Netherlands commemorates Pim Fortuyn on 20th anniversary of his murder

On Friday, several places in the country will commemorate the murder of Pim Fortuyn 20 years ago. The Beeld van Pim Foundation and political party Leefbaar Rotterdam, among others, are organizing a memorial march, and Rotterdam is commemorating the former politician with a symposium in the city hall. Two decades after his murder, two-thirds of Netherlands residents are positive about Fortuyn and his ideas, EenVandaag found in a poll.

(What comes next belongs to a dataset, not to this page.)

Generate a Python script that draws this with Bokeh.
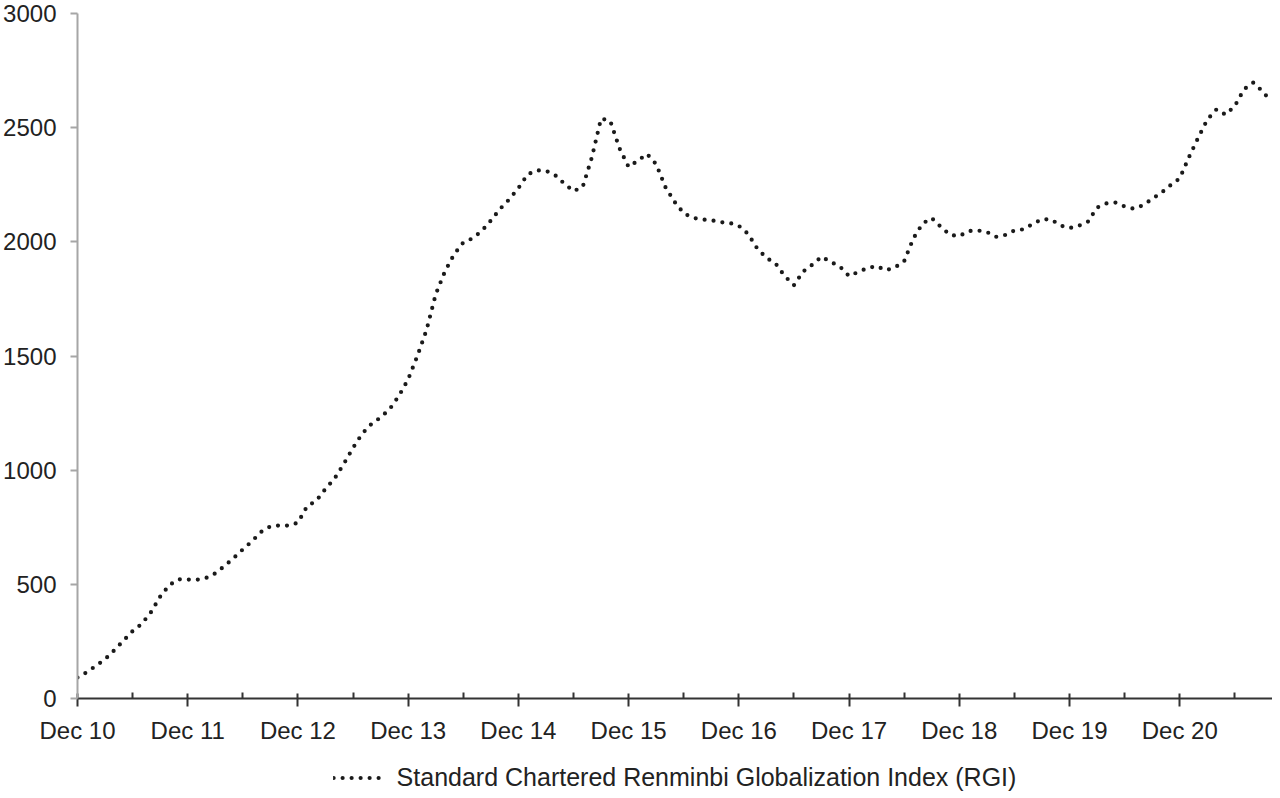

The march starts at Fortuyn’s former home in Rotterdam and goes to the Westerveld Cemetery in Driehuis, where the murdered politician was buried for several months. Fortuyn was later reburied in the Italian village of Provesano, where he had a second home. 

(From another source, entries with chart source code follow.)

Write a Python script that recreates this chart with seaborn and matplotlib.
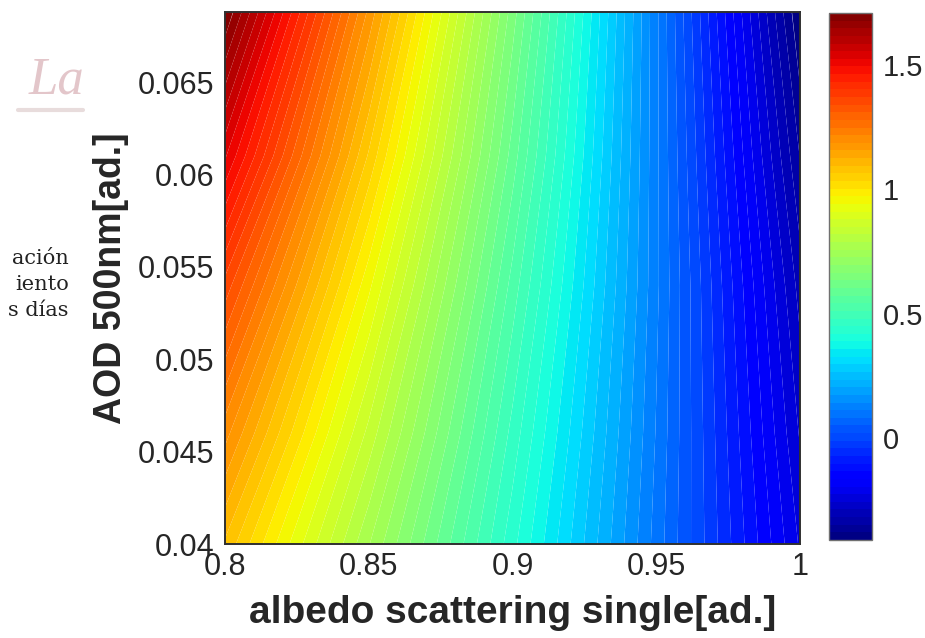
import numpy as np
import matplotlib
matplotlib.use("Agg")
import matplotlib.pyplot as plt
import seaborn as sns

# ---- data ----
albedo = [0.80, 0.85, 0.90, 0.95, 1.00]
aod = [0.040, 0.046, 0.054, 0.061, 0.0688]
forcing_aod_040 = [1.09, 0.76, 0.43, 0.10, -0.23]
forcing_aod_046 = [1.20, 0.84, 0.47, 0.11, -0.26]
forcing_aod_054 = [1.36, 0.95, 0.53, 0.12, -0.30]
forcing_aod_061 = [1.53, 1.06, 0.59, 0.12, -0.35]
forcing_aod_069 = [1.71, 1.18, 0.65, 0.12, -0.41]
x_ticks = [0.8, 0.85, 0.9, 0.95, 1.0]
x_tick_labels = ["0.8", "0.85", "0.9", "0.95", "1"]
y_ticks = [0.04, 0.045, 0.05, 0.055, 0.06, 0.065]
y_tick_labels = ["0.04", "0.045", "0.05", "0.055", "0.06", "0.065"]
cb_ticks = [0, 0.5, 1, 1.5]
cb_tick_labels = ["0", "0.5", "1", "1.5"]

Z = np.array([forcing_aod_040, forcing_aod_046, forcing_aod_054,
              forcing_aod_061, forcing_aod_069])
X, Y = np.meshgrid(albedo, aod)

sns.set_style("white")
plt.rcParams["font.family"] = ["Liberation Sans", "DejaVu Sans"]

fig = plt.figure(figsize=(9.25, 6.38), dpi=100)
ax = fig.add_axes([225 / 925, 1 - 544 / 638, 575 / 925, 532 / 638])
cax = fig.add_axes([829 / 925, 1 - 540 / 638, 43 / 925, 527 / 638])

levels = np.linspace(Z.min(), Z.max(), 70)
cs = ax.contourf(X, Y, Z, levels=levels, cmap="jet", antialiased=True)

ax.set_xlim(0.8, 1.0)
ax.set_ylim(0.04, 0.0688)
ax.set_xticks(x_ticks)
ax.set_xticklabels(x_tick_labels)
ax.set_yticks(y_ticks)
ax.set_yticklabels(y_tick_labels)
txtc = "#262626"
ax.tick_params(axis="both", direction="in", length=5, width=0.8,
               labelsize=22, colors=txtc)
ax.tick_params(axis="y", pad=8)
ax.tick_params(axis="x", pad=6)
for s in ax.spines.values():
    s.set_color("#303030")
    s.set_linewidth(1.4)
ax.set_xlabel("albedo scattering single[ad.]", fontsize=28, fontweight="bold",
              color=txtc, labelpad=9)
ax.set_ylabel("AOD 500nm[ad.]", fontsize=27, fontweight="bold",
              color=txtc, labelpad=6)

cb = fig.colorbar(cs, cax=cax)
cb.set_ticks(cb_ticks)
cb.set_ticklabels(cb_tick_labels)
cb.ax.tick_params(direction="in", length=5, width=0.8, labelsize=21,
                  colors=txtc, pad=8)
cb.outline.set_edgecolor("#707070")
cb.outline.set_linewidth(1.0)

# background document fragments visible at the left
fig.text(84 / 925, 1 - 80 / 638, "La", fontsize=38, family="Liberation Serif",
         style="italic", color="#e3c6ca", va="center", ha="right")
fig.add_artist(plt.Line2D([18 / 925, 83 / 925], [1 - 110 / 638, 1 - 110 / 638],
                          color="#e8dcdc", lw=3))
for yy, t in [(258, "ación"), (284, "iento"), (311, "s días")]:
    fig.text(69 / 925, 1 - yy / 638, t, fontsize=15, family="DejaVu Serif",
             color="#222222", va="center", ha="right")

fig.savefig("out.png", dpi=100)
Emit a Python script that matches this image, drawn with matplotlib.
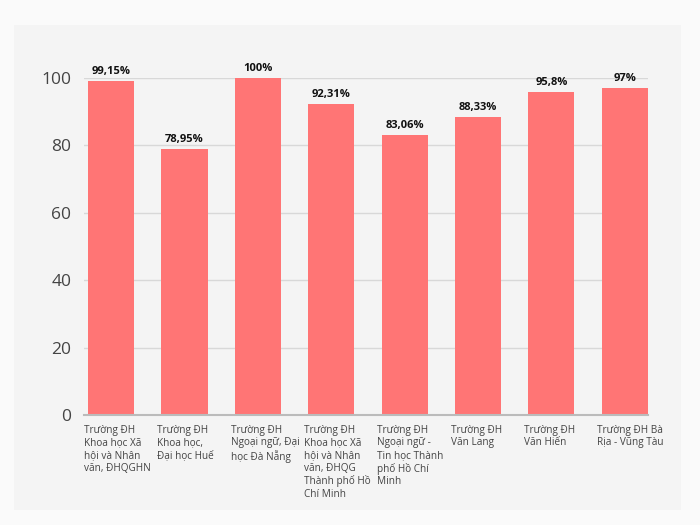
import matplotlib

matplotlib.use("Agg")
import matplotlib.pyplot as plt
from matplotlib.patches import Rectangle

LABELS = [
    "Trường ĐH\nKhoa học Xã\nhội và Nhân\nvăn, ĐHQGHN",
    "Trường ĐH\nKhoa học,\nĐại học Huế",
    "Trường ĐH\nNgoại ngữ, Đại\nhọc Đà Nẵng",
    "Trường ĐH\nKhoa học Xã\nhội và Nhân\nvăn, ĐHQG\nThành phố Hồ\nChí Minh",
    "Trường ĐH\nNgoại ngữ -\nTin học Thành\nphố Hồ Chí\nMinh",
    "Trường ĐH\nVăn Lang",
    "Trường ĐH\nVăn Hiến",
    "Trường ĐH Bà\nRịa - Vũng Tàu",
]
VALUES = [99.15, 78.95, 100, 92.31, 83.06, 88.33, 95.8, 97]
VALUE_TEXT = ["99,15%", "78,95%", "100%", "92,31%", "83,06%", "88,33%", "95,8%", "97%"]
YTICKS = [0, 20, 40, 60, 80, 100]

BAR_COLOR = "#ff7575"
BAR_WIDTH = 0.63

plt.rcParams["font.family"] = ["Open Sans", "DejaVu Sans"]

fig = plt.figure(figsize=(7, 5.25), dpi=100)
fig.patch.set_facecolor("#fafafa")
fig.patches.append(
    Rectangle((0.02, 0.0286), 0.953, 0.924, transform=fig.transFigure,
              facecolor="#f4f4f4", edgecolor="none", zorder=-10)
)

ax = fig.add_axes([0.12, 0.2095, 0.806, 0.6419])
ax.set_facecolor("none")

x = list(range(len(VALUES)))
ax.bar(x, VALUES, width=BAR_WIDTH, color=BAR_COLOR, zorder=2)

for xi, v, t in zip(x, VALUES, VALUE_TEXT):
    ax.annotate(t, (xi, v), xytext=(0, 3), textcoords="offset points",
                ha="center", va="bottom", fontsize=8, fontweight="bold",
                color="#111111", annotation_clip=False)

for xi, lab in zip(x, LABELS):
    ax.annotate(lab, (xi - BAR_WIDTH / 2, 0), xytext=(-3, -7),
                textcoords="offset points", ha="left", va="top",
                fontsize=7.2, color="#444444", linespacing=1.2,
                annotation_clip=False)

ax.set_xlim(-0.37, 7.32)
ax.set_ylim(0, 100)
ax.set_yticks(YTICKS)
ax.set_xticks([])
ax.tick_params(axis="y", length=0, pad=9, labelsize=12.5, labelcolor="#444444")
ax.yaxis.grid(True, color="#d8d8d8", linewidth=1, zorder=0)
ax.set_axisbelow(True)
for side in ["left", "right", "top"]:
    ax.spines[side].set_visible(False)
ax.spines["bottom"].set_color("#bbbbbb")
ax.spines["bottom"].set_linewidth(1.5)

fig.savefig("out.png", dpi=100, facecolor=fig.get_facecolor())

Former politician Hilbrand Nawijn of the party Lijst Pim Fortuyn and others will give a speech at the Media Park in Hilversum, where Fortuyn was shot dead by Volkert van der G. on 6 May 2002. Back in Rotterdam, Mayor Ahmed Aboutaleb will speak in the town hall, and the Pim Fortuyn Prize will be awarded to the opinion maker, politician, or administrator who best propagates Fortuyn’s ideas.

The day of remembrance will end with a silent march to the statue of Fortuyn on the Pim Fortuynplaats, where participants will observe two minutes of silence.

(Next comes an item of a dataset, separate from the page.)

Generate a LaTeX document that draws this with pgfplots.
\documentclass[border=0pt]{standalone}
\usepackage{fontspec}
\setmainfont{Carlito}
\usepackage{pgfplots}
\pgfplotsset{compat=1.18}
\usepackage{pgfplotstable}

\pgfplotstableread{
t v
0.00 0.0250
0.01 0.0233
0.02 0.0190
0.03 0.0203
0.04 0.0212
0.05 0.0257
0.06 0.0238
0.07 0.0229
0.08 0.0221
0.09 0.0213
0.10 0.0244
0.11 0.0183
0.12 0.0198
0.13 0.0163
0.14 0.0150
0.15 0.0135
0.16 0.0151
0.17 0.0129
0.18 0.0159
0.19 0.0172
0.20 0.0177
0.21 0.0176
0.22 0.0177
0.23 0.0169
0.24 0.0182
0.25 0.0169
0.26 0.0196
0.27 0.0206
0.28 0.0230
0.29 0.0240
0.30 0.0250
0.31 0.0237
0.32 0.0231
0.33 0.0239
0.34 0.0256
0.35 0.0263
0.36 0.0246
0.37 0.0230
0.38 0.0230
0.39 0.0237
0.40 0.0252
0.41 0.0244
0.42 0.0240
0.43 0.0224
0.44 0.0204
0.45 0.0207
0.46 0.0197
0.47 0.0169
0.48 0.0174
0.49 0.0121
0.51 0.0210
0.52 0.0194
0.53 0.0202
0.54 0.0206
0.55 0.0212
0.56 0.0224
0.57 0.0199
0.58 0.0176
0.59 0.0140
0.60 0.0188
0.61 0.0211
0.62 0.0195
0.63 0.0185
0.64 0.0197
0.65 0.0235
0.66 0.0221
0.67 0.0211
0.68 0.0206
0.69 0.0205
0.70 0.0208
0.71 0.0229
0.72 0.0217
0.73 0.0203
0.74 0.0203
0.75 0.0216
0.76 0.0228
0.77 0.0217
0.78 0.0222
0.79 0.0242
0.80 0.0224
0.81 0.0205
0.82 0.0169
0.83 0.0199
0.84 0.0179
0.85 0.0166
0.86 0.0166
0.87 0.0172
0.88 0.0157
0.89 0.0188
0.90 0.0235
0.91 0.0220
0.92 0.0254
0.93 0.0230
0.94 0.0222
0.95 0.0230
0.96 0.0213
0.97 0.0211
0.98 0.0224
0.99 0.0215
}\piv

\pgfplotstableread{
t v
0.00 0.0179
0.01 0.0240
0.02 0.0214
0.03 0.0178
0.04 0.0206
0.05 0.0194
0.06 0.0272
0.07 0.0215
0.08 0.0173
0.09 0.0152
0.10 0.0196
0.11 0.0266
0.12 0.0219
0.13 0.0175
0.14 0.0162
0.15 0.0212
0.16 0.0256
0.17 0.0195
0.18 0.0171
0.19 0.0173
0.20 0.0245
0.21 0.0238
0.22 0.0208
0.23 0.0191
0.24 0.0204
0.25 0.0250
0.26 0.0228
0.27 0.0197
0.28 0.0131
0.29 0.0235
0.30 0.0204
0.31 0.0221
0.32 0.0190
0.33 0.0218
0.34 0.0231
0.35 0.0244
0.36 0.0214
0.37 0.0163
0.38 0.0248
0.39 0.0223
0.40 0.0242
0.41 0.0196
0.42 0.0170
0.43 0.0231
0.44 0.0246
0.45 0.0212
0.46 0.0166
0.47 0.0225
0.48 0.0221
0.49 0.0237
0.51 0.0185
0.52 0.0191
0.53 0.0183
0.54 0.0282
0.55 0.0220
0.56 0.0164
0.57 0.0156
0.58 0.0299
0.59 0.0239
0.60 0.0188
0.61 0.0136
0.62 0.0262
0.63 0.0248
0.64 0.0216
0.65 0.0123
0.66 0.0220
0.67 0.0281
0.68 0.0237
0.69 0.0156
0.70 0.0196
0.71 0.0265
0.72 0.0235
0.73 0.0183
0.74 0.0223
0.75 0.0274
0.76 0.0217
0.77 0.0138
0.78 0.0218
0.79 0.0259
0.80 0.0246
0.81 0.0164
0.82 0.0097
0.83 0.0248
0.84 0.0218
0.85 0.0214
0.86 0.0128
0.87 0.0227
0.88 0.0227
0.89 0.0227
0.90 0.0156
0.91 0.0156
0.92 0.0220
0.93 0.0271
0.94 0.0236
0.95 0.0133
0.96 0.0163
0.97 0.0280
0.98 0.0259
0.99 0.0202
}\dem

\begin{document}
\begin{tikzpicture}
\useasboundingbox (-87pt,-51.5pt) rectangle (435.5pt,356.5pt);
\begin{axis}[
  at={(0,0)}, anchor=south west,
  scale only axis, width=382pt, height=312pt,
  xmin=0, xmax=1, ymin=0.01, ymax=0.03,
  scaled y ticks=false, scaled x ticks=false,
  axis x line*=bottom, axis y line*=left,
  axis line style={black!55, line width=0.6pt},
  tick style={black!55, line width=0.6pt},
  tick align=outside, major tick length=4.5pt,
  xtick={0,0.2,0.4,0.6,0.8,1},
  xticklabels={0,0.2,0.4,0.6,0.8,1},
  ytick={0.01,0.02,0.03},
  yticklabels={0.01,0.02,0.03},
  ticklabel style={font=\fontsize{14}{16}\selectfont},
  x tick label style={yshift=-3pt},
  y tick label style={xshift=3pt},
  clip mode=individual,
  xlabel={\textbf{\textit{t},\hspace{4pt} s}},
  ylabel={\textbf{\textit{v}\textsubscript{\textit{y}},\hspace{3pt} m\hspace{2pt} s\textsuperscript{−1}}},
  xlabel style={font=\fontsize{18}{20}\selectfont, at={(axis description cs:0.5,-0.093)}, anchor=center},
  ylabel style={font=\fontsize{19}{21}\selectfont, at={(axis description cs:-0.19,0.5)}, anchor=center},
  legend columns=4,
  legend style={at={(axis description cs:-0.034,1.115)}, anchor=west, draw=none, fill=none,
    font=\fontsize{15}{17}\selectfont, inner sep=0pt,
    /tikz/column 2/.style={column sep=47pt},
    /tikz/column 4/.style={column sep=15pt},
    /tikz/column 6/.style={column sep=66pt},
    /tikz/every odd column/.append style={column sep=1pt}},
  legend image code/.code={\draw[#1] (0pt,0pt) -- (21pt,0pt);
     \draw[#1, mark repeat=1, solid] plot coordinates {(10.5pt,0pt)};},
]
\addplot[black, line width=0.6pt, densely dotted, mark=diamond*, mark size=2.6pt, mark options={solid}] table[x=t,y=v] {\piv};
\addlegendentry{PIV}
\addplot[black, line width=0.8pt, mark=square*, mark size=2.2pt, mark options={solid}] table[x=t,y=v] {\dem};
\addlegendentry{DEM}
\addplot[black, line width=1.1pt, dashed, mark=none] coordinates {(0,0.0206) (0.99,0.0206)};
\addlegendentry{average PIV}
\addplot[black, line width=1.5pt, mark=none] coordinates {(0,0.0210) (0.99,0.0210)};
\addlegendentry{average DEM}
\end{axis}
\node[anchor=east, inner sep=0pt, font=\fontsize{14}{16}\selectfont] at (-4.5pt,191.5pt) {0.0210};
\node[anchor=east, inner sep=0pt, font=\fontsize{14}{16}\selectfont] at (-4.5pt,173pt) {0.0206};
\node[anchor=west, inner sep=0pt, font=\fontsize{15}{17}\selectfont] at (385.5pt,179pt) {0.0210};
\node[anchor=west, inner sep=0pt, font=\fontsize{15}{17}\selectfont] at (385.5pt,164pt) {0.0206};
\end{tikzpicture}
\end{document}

Twenty years after his murder, two-thirds of Netherlands residents are positive about Fortuyn and his ideas. An even larger group (72 percent) agree that Fortuyn was important to our country, EenVandaag concluded in a survey of nearly 30,000 members of its opinion panel. 

Although Fortuyn’s sympathizers are nowadays mainly on the right-wing of the political spectrum, voters from D66 (43 percent), SP (50 percent), and PvdD (44 percent) are also positive about the politician. One respondent said that Fortuyn “pulled problems out of the taboo,” and another said the “political commotion” he caused was “much needed.” 45 percent of respondents said that Fortuyn fueled dichotomy in society. 

EenVandaag presented Fortuyn’s views to the opinion panel. Only 4 percent labeled his ideas as “far-right,” 71 percent placed the deceased politician in the center or right of the political spectrum. Fortuyn’s views on the Dutch immigration policy can now count on majority support. 73 percent of respondents agree with Fortuyn’s position that refugees can be better received in their own region. About 60 percent agree with Fortuyn’s idea that the norms and values of Islam do not fit into Dutch society.